Define Your Expectations

Evaluation of employee performance is extremely vital. Make sure you communicate with the remote team what is expected of them, as well as any associated deadlines. Communicate to employees which metrics will be used to assess performance and how often evaluations will occur. Be sure to provide any necessary support and training to help them adapt to the new environment and do the job that is expected of them.

Transparent Communication

Communicate with all the teams about the on-going projects, the progress status of each, and the individual roles to achieve these goals. Have a common project management platform in use, to help clearly communicate, instead of having information filtering through many people, through many different applications.

Encourage Secure Use of Technology

To create a productive remote workplace, you need to have strict policies governing the use of technology to protect critical company data. Make sure all employees have access to these policies, they are updated regularly, and the parameters are clearly set up.

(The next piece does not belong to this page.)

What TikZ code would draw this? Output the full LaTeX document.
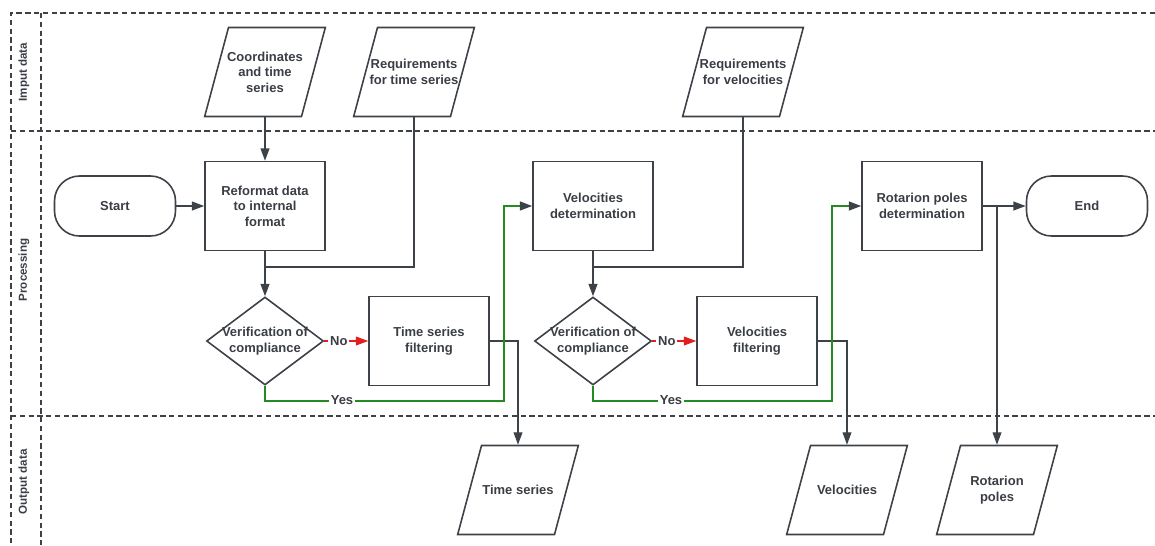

Hold Face-to-Face Meetings

Nothing takes the place of seeing people in the flesh. Set up a way to have in-person meetings to allow remote employees to bond with each other. Encourage employees who may live near each other to meet regularly for brainstorming, troubleshooting, and sharing of ideas.

The modern business landscape is changing and evolving and more and more companies are embracing a virtual workforce. There are many benefits to this new business model, including a wider employee pool, increased flexibility and productivity, plus cost savings, just to name a few. Yes, there are challenges, but they aren’t insurmountable and the benefits far outweigh the risks. You can build and sustain a remote workplace successfully with the right attitude, planning, and latest technology. It’s time to break out of the four walls, move away from the water cooler, and welcome this new way of doing business.